Objective —
Take the lines of the data below from the very first through the line containing "(patt) [header, minimum" and output them exactly, pictures excluded.

Supplied data —
'''

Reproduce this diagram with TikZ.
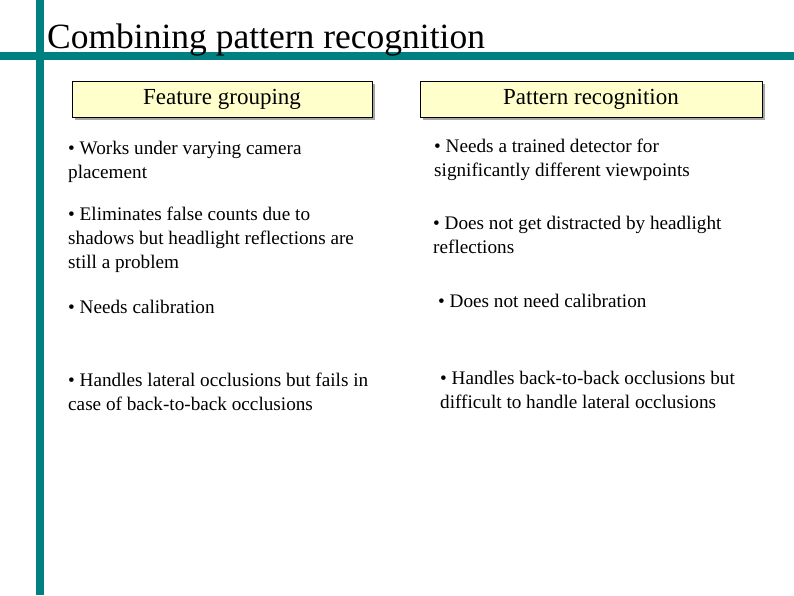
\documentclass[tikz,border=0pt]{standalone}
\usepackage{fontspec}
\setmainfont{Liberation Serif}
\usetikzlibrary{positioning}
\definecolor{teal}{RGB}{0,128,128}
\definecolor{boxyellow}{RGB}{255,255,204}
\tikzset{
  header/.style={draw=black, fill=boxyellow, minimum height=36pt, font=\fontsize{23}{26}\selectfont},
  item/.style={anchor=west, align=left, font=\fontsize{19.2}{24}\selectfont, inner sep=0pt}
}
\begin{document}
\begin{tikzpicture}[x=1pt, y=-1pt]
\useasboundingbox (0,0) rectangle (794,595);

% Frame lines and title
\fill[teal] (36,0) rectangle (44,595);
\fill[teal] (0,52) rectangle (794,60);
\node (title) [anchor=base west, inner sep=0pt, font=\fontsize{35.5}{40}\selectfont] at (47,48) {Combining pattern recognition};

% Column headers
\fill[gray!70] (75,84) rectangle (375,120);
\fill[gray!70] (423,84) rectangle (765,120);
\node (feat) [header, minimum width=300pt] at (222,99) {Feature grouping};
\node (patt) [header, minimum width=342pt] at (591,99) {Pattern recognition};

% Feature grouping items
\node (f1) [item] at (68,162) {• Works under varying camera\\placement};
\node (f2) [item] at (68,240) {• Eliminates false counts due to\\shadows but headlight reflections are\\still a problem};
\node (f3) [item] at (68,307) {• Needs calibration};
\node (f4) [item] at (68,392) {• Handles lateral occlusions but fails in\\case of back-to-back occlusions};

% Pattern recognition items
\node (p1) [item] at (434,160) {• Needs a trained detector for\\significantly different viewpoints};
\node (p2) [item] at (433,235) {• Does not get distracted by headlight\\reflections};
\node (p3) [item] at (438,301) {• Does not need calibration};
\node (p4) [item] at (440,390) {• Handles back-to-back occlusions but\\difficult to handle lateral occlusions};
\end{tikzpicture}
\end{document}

'''

Problem solution —
Reproduce this diagram with TikZ.
\documentclass[tikz,border=0pt]{standalone}
\usepackage{fontspec}
\setmainfont{Liberation Serif}
\usetikzlibrary{positioning}
\definecolor{teal}{RGB}{0,128,128}
\definecolor{boxyellow}{RGB}{255,255,204}
\tikzset{
  header/.style={draw=black, fill=boxyellow, minimum height=36pt, font=\fontsize{23}{26}\selectfont},
  item/.style={anchor=west, align=left, font=\fontsize{19.2}{24}\selectfont, inner sep=0pt}
}
\begin{document}
\begin{tikzpicture}[x=1pt, y=-1pt]
\useasboundingbox (0,0) rectangle (794,595);

% Frame lines and title
\fill[teal] (36,0) rectangle (44,595);
\fill[teal] (0,52) rectangle (794,60);
\node (title) [anchor=base west, inner sep=0pt, font=\fontsize{35.5}{40}\selectfont] at (47,48) {Combining pattern recognition};

% Column headers
\fill[gray!70] (75,84) rectangle (375,120);
\fill[gray!70] (423,84) rectangle (765,120);
\node (feat) [header, minimum width=300pt] at (222,99) {Feature grouping};
\node (patt) [header, minimum width=342pt] at (591,99) {Pattern recognition};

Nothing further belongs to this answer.